One of the fascinating discoveries I have made is that the only thing that stops one person from another sharing their message and becoming a messenger of change in the old belief patterns/doubts and stories they are still holding onto. Once we recognise what these actually are we can change them to align with what we want to do and be in our life, then this is when our lives really start to come to life. Can you imagine what kind of life you can be living right now with these doubts and old beliefs gone and out of your way. You will not only be living a fulfilling life for yourself but by having the courage to finally share your own message you will be allowing others to live theirs and that’s the best gift ever one person can give to another, so I encourage you that whatever your inner voice is whispering to you, say yes to it, own it and your gift so that you too may become a messenger of change and share your message with all of us.
I heard clearly a message on the back of the bike. I was going to write a book and coupled with that I was to do public speaking engagements as well.
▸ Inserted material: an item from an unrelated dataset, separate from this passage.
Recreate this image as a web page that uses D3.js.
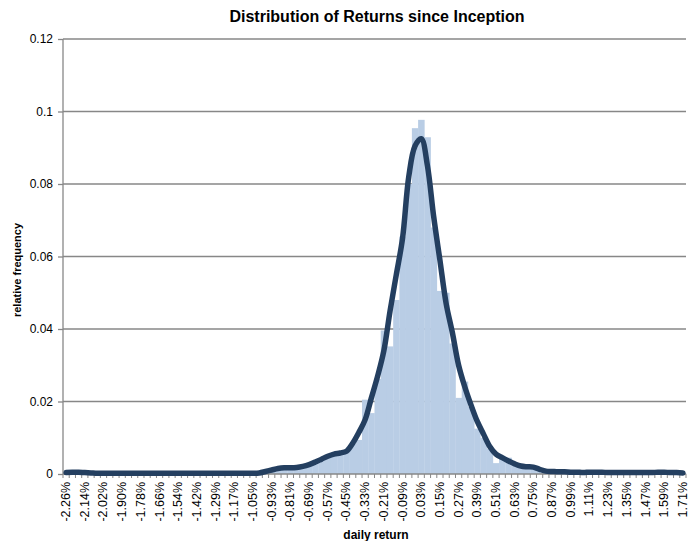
<!DOCTYPE html>
<html>
<head>
<meta charset="utf-8">
<script src="https://cdn.jsdelivr.net/npm/d3@7"></script>
<style>
  body { margin: 0; background: #fff; }
  text { font-family: "Liberation Sans", Arial, sans-serif; fill: #000; }
</style>
</head>
<body>
<svg id="chart"></svg>
<script>
// histogram of daily returns, 100 bins, every 3rd bin labelled
let width = 693, height = 541;

const tickLabels = ["-2.26%","-2.14%","-2.02%","-1.90%","-1.78%","-1.66%","-1.54%","-1.42%","-1.29%",
  "-1.17%","-1.05%","-0.93%","-0.81%","-0.69%","-0.57%","-0.45%","-0.33%","-0.21%","-0.09%",
  "0.03%","0.15%","0.27%","0.39%","0.51%","0.63%","0.75%","0.87%","0.99%","1.11%","1.23%",
  "1.35%","1.47%","1.59%","1.71%"];

const binCount = 100;

// bar heights (relative frequency per bin)
const barValues = [
  0.0004,0.0005,0.0004,0.0002,0.0001,0.0001,0.0001,0.0001,0.0001,0.0001,
  0.0001,0.0001,0.0001,0.0001,0.0001,0.0001,0.0001,0.0001,0.0001,0.0001,
  0.0001,0.0001,0.0001,0.0001,0.0001,0.0001,0.0001,0.0001,0.0001,0.0002,
  0.0003,0.0006,0.0009,0.0012,0.0016,0.0017,0.0015,0.0019,0.0021,0.0027,
  0.0032,0.0043,0.0047,0.0056,0.0055,0.0061,0.0083,0.0094,0.0205,0.0168,
  0.0262,0.0396,0.0352,0.0480,0.0655,0.0800,0.0954,0.0977,0.0929,0.0680,
  0.0505,0.0500,0.0360,0.0210,0.0255,0.0185,0.0125,0.0100,0.0070,0.0030,
  0.0047,0.0045,0.0028,0.0020,0.0021,0.0018,0.0010,0.0008,0.0008,0.0005,
  0.0005,0.0004,0.0003,0.0004,0.0005,0.0004,0.0004,0.0005,0.0004,0.0003,
  0.0004,0.0005,0.0004,0.0003,0.0003,0.0004,0.0005,0.0004,0.0003,0.0003
];

// smoothed line
const lineValues = [
  0.0004,0.0005,0.0005,0.0004,0.0003,0.0002,0.0002,0.0002,0.0002,0.0002,
  0.0002,0.0002,0.0002,0.0002,0.0002,0.0002,0.0002,0.0002,0.0002,0.0002,
  0.0002,0.0002,0.0002,0.0002,0.0002,0.0002,0.0002,0.0002,0.0002,0.0002,
  0.0002,0.0003,0.0007,0.0011,0.0015,0.0017,0.0017,0.0018,0.0021,0.0026,
  0.0033,0.0041,0.0049,0.0055,0.0058,0.0063,0.0085,0.0115,0.0150,0.0210,
  0.0270,0.0340,0.0450,0.0550,0.0650,0.0820,0.0905,0.0925,0.0850,0.0710,
  0.0590,0.0470,0.0390,0.0300,0.0240,0.0190,0.0145,0.0110,0.0076,0.0055,
  0.0045,0.0036,0.0028,0.0022,0.0020,0.0019,0.0013,0.0008,0.0007,0.0006,
  0.0006,0.0005,0.0005,0.0004,0.0005,0.0005,0.0005,0.0004,0.0004,0.0004,
  0.0004,0.0004,0.0004,0.0004,0.0004,0.0005,0.0005,0.0004,0.0004,0.0003
];

const yTicks = [0, 0.02, 0.04, 0.06, 0.08, 0.1, 0.12];

let svg = d3.select("#chart").attr("width", width).attr("height", height);

let x = d3.scaleBand().domain(d3.range(binCount)).range([63, 686]).padding(0);
let y = d3.scaleLinear().domain([0, 0.12]).range([474, 39]);

// gridlines
svg.append("g").selectAll("line")
  .data(yTicks.filter(d => d > 0))
  .enter().append("line")
  .attr("x1", 63).attr("x2", 686)
  .attr("y1", d => y(d)).attr("y2", d => y(d))
  .style("stroke", "#878787").style("stroke-width", 1.3);

// bars
svg.append("g").selectAll("rect")
  .data(barValues)
  .enter().append("rect")
  .attr("x", (d, i) => x(i))
  .attr("y", d => y(d))
  .attr("width", x.bandwidth() + 0.3)
  .attr("height", d => y(0) - y(d))
  .style("fill", "#b9cde5");

// y axis
let yAxis = d3.axisLeft(y).tickValues(yTicks).tickSize(5).tickFormat(d => d3.format("")(+d.toFixed(2)));
let gy = svg.append("g").attr("transform", "translate(63,0)").call(yAxis);
gy.select(".domain").remove();
gy.append("line").attr("x1", 0).attr("x2", 0).attr("y1", y(0.12)).attr("y2", y(0))
  .style("stroke", "#878787").style("stroke-width", 1.3);
gy.selectAll(".tick line").style("stroke", "#878787").style("stroke-width", 1.3);
gy.selectAll(".tick text").attr("x", -10).style("font-size", "12px")
  .style("font-family", "Liberation Sans, Arial, sans-serif");

// x axis: minor ticks at every bin edge
let gx = svg.append("g");
gx.append("line").attr("x1", 63).attr("x2", 686).attr("y1", y(0)).attr("y2", y(0))
  .style("stroke", "#878787").style("stroke-width", 1.3);
gx.selectAll(".mt")
  .data(d3.range(binCount + 1))
  .enter().append("line")
  .attr("x1", i => 63 + i * x.bandwidth()).attr("x2", i => 63 + i * x.bandwidth())
  .attr("y1", y(0)).attr("y2", y(0) + 4)
  .style("stroke", "#878787").style("stroke-width", 1);

gx.selectAll(".lbl")
  .data(tickLabels)
  .enter().append("text")
  .attr("transform", (d, i) => `translate(${x(i * 3) + x.bandwidth() / 2 + 4},482) rotate(-90)`)
  .attr("text-anchor", "end")
  .style("font-size", "12.5px")
  .text(d => d);

// smoothed line
let line = d3.line()
  .x((d, i) => x(i) + x.bandwidth() / 2)
  .y(d => y(d))
  .curve(d3.curveCatmullRom);

svg.append("path")
  .datum(lineValues)
  .attr("d", line)
  .style("fill", "none")
  .style("stroke", "#243f60")
  .style("stroke-width", 5.5)
  .style("stroke-linejoin", "round")
  .style("stroke-linecap", "round");

// titles
svg.append("text")
  .attr("x", 377).attr("y", 22)
  .attr("text-anchor", "middle")
  .style("font-size", "16px").style("font-weight", "bold")
  .text("Distribution of Returns since Inception");

svg.append("text")
  .attr("transform", "translate(21,270) rotate(-90)")
  .attr("text-anchor", "middle")
  .style("font-size", "11px").style("font-weight", "bold")
  .text("relative frequency");

svg.append("text")
  .attr("x", 376).attr("y", 539)
  .attr("text-anchor", "middle")
  .style("font-size", "12px").style("font-weight", "bold")
  .text("daily return");
</script>
</body>
</html>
When I got back a friend of mine invited me to come and stay with her, she said that there was going to be a publisher, who only published books of inspiration, who was coming to do a talk that weekend. So off I went. The publisher and I hit it off and the next thing I know I am taking a three day workshop with her and a group of seven other new writers. The first few times I was shy and nervous to share my message with the others but as the days wore on I found that I loved it. Over the course of the next year I sat every day to write. Twice the name of an editor came across my desk so I met with her and she turned out to be the perfect match. It was as if once I made the decision to write, existence provided the tools I would need to complete my book. It was tough because I was also renovating my house at the same time and I took a year off work, so money was tight too but I pursued and eighteen months later, Can I Be Me without losing you? was released on Amazon. I have not only transcended my fear to speak my truth to those close to me but now I wasn’t even afraid to go up on stage, exposing my every thought in public and in a book, this was clearly my new job in life, to share my story and become a messenger of change for clearer, fearless, detached and more honest communication between us.
I have listened to hundreds of messengers of change and the one thing we all seem to have in common is the experience of hearing an inner voice whispering to us to go forward with an idea. Many doubt themselves because of their conditioning. My message to you is all about that, don’t listen to that voice that tells you that you aren’t smart enough, good enough, worthy enough or have something even important to say, I say you do, so go for it. If you have been hearing that voice understand that any doubts fears or beliefs are just simply that, old stories from your conditioning they are not true. Choose to let go of them and live fearlessly and become a messenger of change.
Together we can create the ripples of change that our world so desperately needs to heal, so I encourage you to connect with yourself, with me, with others who have gone before you for the encouragement you may need to use your own personal gifts and join me in becoming A Messenger of Change.